The Chinese also have an active nuclear R and D program including high temperature gas and molten salt reactors, and a 65 MW fast breeder. A successful export program in Pakistan is now starting to spread to the rest of the world, although, unlike the Russians, the main thrust of the Chinese program is still clearly domestic.
What can we learn from this? Obvious first thought: nuclear power needs an autocratic government to succeed. My take is a bit different.
1) Autocratic governments must depend on autocratic leaders.
2) Democratic governments cannot depend on politicians or bureaucrats.
3) Democratic governments must depend on the market.
The Western democracies have totally dominated civilian technology since the 18th century. They led the way in steam, electricity, petroleum extraction, transportation, communication, and just about everything else you can name. They made all these wonders safe and cheap. Properly functioning markets unleash and guide human endeavors in a manner no autocrat can come close to matching.
But when Western democracies turn matters over to politicians and bureaucrats, the results range from stifling to suffocating. Market signals are distorted and perverted. Institutional survival and greed becomes the driving factors, The taxpayer becomes a slave investor. He has no say in how the money that was extracted from him by force or fiat is spent. The politicians award grants and tax breaks. The grantee kicks-back campaign contributions. Sometimes the kickee gets insanely sloppy and has to go to jail, as in the Energy Harbor case in Ohio. But that almost never happens.
Nowhere have Western democracies more completely put the politicians and bureaucrats in charge than in nuclear power. Unsurprisingly, nowhere is everything more copulated up. There is only one way out. Regulate nuclear like we regulated steam Only marketocracy can save nuclear power.
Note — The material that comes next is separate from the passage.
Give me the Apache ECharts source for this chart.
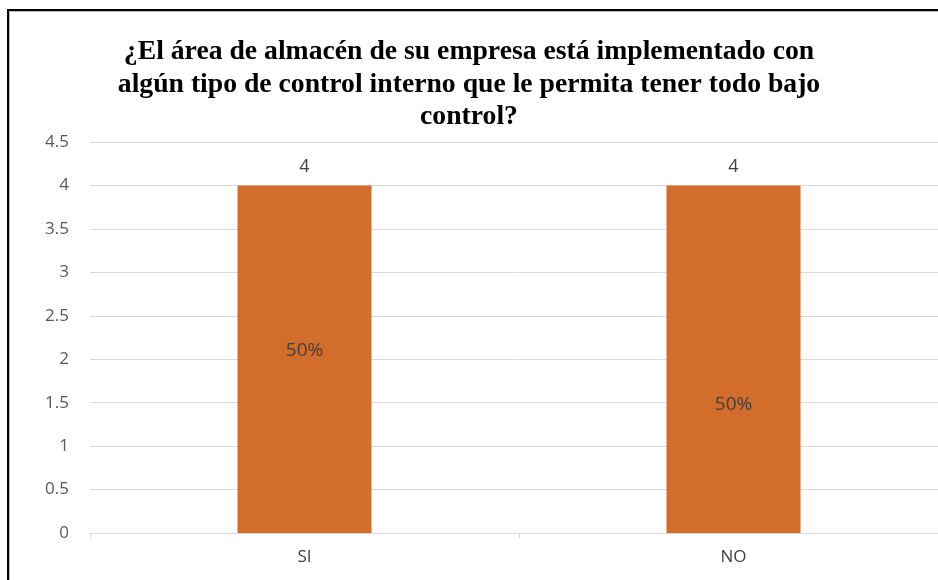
<!DOCTYPE html>
<html>
<head>
<meta charset="utf-8">
<script src="https://cdn.jsdelivr.net/npm/echarts@6/dist/echarts.min.js"></script>
<style>
html,body{margin:0;padding:0;background:#fff;}
#chart{width:938px;height:580px;position:absolute;left:0;top:0;}
#frame{position:absolute;left:7px;top:9px;width:1000px;height:700px;border-left:2px solid #000;border-top:2px solid #000;box-shadow:inset 1px 1px 0 #bbb;pointer-events:none;}
</style>
</head>
<body>
<div id="chart"></div>
<div id="frame"></div>
<script>
const titleLines = ["¿El área de almacén de su empresa está implementado con", "algún tipo de control interno que le permita tener todo bajo", "control?"];
const categories = ["SI", "NO"];
const values = [4, 4];
const percentLabels = ["50%", "50%"];
const yTicks = { min: 0, max: 4.5, interval: 0.5 };

const chart = echarts.init(document.getElementById('chart'), null, { renderer: 'canvas' });
const pctOffsets = [[0, -9], [0, 45]];
chart.setOption({
  animation: false,
  title: {
    text: titleLines.join('\n'),
    left: 464,
    top: 31,
    textAlign: 'center',
    textStyle: {
      fontFamily: 'Liberation Serif',
      fontWeight: 'bold',
      fontSize: 27.7,
      lineHeight: 32.5,
      color: '#000'
    }
  },
  grid: { left: 90, width: 858, top: 142, bottom: 47, containLabel: false, outerBoundsMode: 'none' },
  xAxis: {
    type: 'category',
    data: categories,
    boundaryGap: true,
    axisLine: { lineStyle: { color: '#d9d9d9', width: 1 } },
    axisTick: { show: true, length: 5, lineStyle: { color: '#d9d9d9' } },
    axisLabel: { color: '#404040', fontFamily: 'Open Sans', fontSize: 17, margin: 16 }
  },
  yAxis: {
    type: 'value',
    min: yTicks.min,
    max: yTicks.max,
    interval: yTicks.interval,
    axisLine: { show: false },
    axisTick: { show: false },
    splitLine: { lineStyle: { color: '#d9d9d9', width: 1 } },
    axisLabel: { color: '#595959', fontFamily: 'Open Sans', fontSize: 17, margin: 21 }
  },
  series: [
    {
      type: 'bar',
      data: values,
      barWidth: 134,
      itemStyle: { color: '#D36D2C' },
      label: {
        show: true,
        position: 'top',
        distance: 10,
        color: '#404040',
        fontFamily: 'Open Sans',
        fontSize: 18
      },
      z: 2
    },
    {
      type: 'bar',
      data: values.map((v, i) => ({
        value: v,
        label: { offset: pctOffsets[i], formatter: percentLabels[i] }
      })),
      barWidth: 134,
      barGap: '-100%',
      itemStyle: { color: 'transparent' },
      label: {
        show: true,
        position: 'inside',
        color: '#404040',
        fontFamily: 'Open Sans',
        fontSize: 19
      },
      z: 3
    }
  ]
});
</script>
</body>
</html>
For the misguided reasons you have often set forth, people in the West, especially activists, are frightened of nuclear. These activists persuade politicians to wrap nuclear in so much oppressive regulation that it becomes impossible to build. No nostalgia for the c19 market will change this. Only counter-arguments and, the joker, the ever more obvious failure of renewables will eventually set us back on the path of sanity. Too late for me, I expect!
Democracies are vulnerable to the irrational trends of the uneducated masses (like this anti-nuclear nonsense), even more now that we have social media replacing professional journalism. We accept this because we value our freedom. Sometimes I wish we could have an intelligence test for voting.
Since we can't do that, and we must have a regulatory agency, how do we isolate that agency from the stupidity and gullibility of the masses? Should regulators have tenure, like college professors? Can the right person at the head of the NRC make significant changes? Are we starting to see any progress?